The Canary Islands
May 27, 2023
We arrived in the Canary Islands, “the Canaries” as the locals refer to them on the 24th of May. After a spending a few weeks visiting countries on the coast of West Africa, it was a bit of a relief.
The Canaries are claimed by Spain, and have been for centuries. So landing in Santa Cruz on Tenerife was like landing in Europe. After Tenerife we went on to Arrecife on the island of Lanzarote, also one of the Canaries.
The Island of Tenerife
Tenerife is the largest of the Canary Islands. It is also the most populous, with about 1 million inhabitants, or 43% of the archipelago’s total population. It is often frequented by Europeans on holiday. It gets about 5 million tourists (from all over the world) every year.
The city of Santa Cruz, the capital, is charming and clean. In fact it is pristine. It has the amenities you would expect if you were visiting Spain.
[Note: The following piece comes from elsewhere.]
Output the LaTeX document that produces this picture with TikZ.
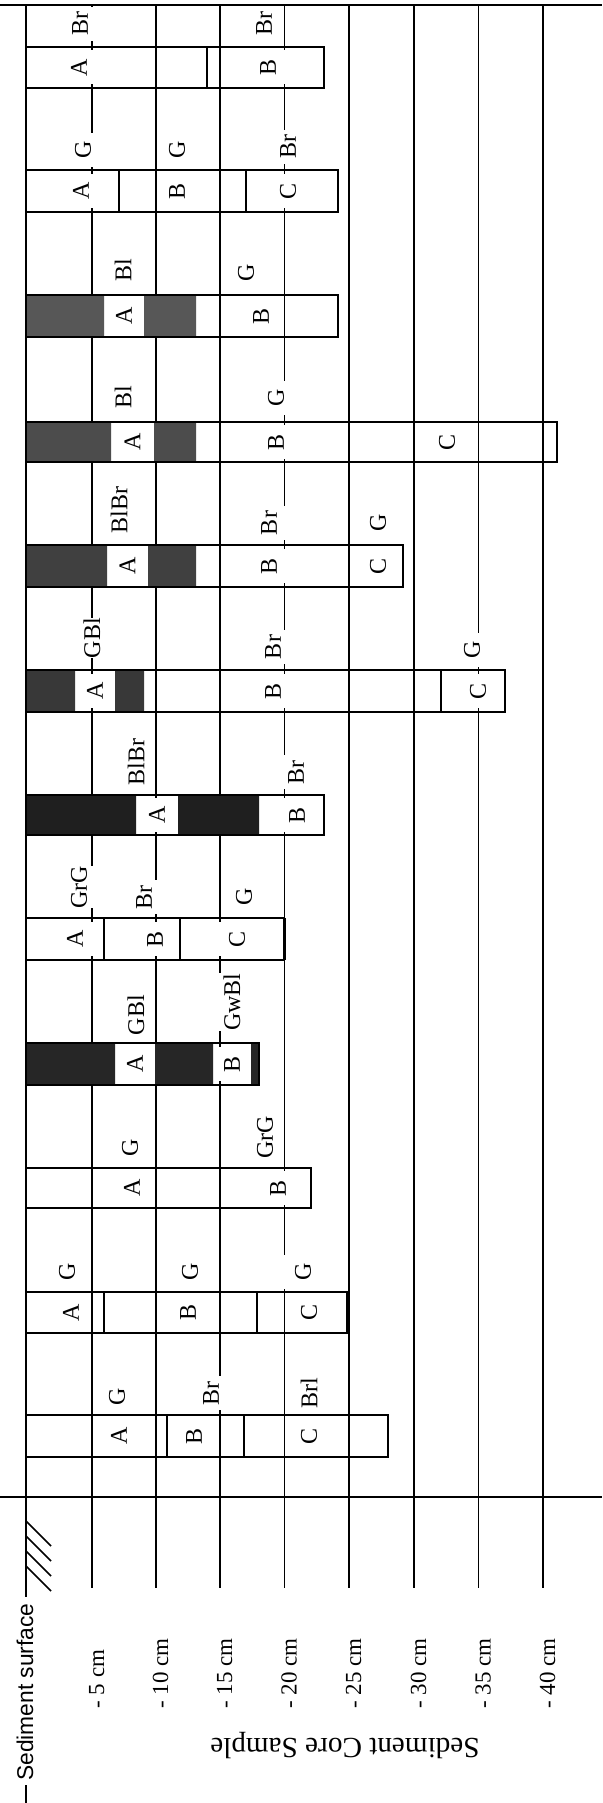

While there, we viewed Mount Teide. Located in Mount Teide National park, a UNESCO heritage site, it stands as the highest elevation in Spain, and the tallest elevation on any Atlantic Ocean island. We also went on a walk on a walkway high up in Santa Cruz overlooking the Atlantic Ocean.
After going through Santa Cruz we visited a banana planation where we learned about banana plants. Then we made our way to a well laid out botanical garden before returning to the ship.
The Island of Arrecife
Arrecife on island Lanzarote, where we arrived on May 26, was next. Lanzarote is in many respects very different from Tenerife. While Tenerife is a bit of a playground for European tourists, Lanzarote is far less populated. There are only about 155,000 people living on the island.
Vineyards are a particular attraction of Arrecife. Needless to say, we visited 2 of them in La Geria, a Government protected wine region on the island. One of the unique features of La Geria vineyards is that the soil consists largely of lava from various volcanic eruptions over the years. Another is that the island is very windy.
Consequently the wine growers ply their trade by planting the vines in holes they dig in the lava and then building walls around them to serve as windshields. The vineyards wind up looking like moonscapes.
We also visited the Monument to the Peasants, Monumento al Campesino, built by Cesar Manrique, a local hero. It is designed to pay homage to the local workers, especially the farm laborers who do the backbreaking work of picking the grapes in the vineyards. It is an impressive display, and well worth viewing.
We expect to dock in Agadir Morocco on May 26. That will be our last stop in Africa before we dock on the Spanish mainland. Which means that we will be in Barcelona before too long.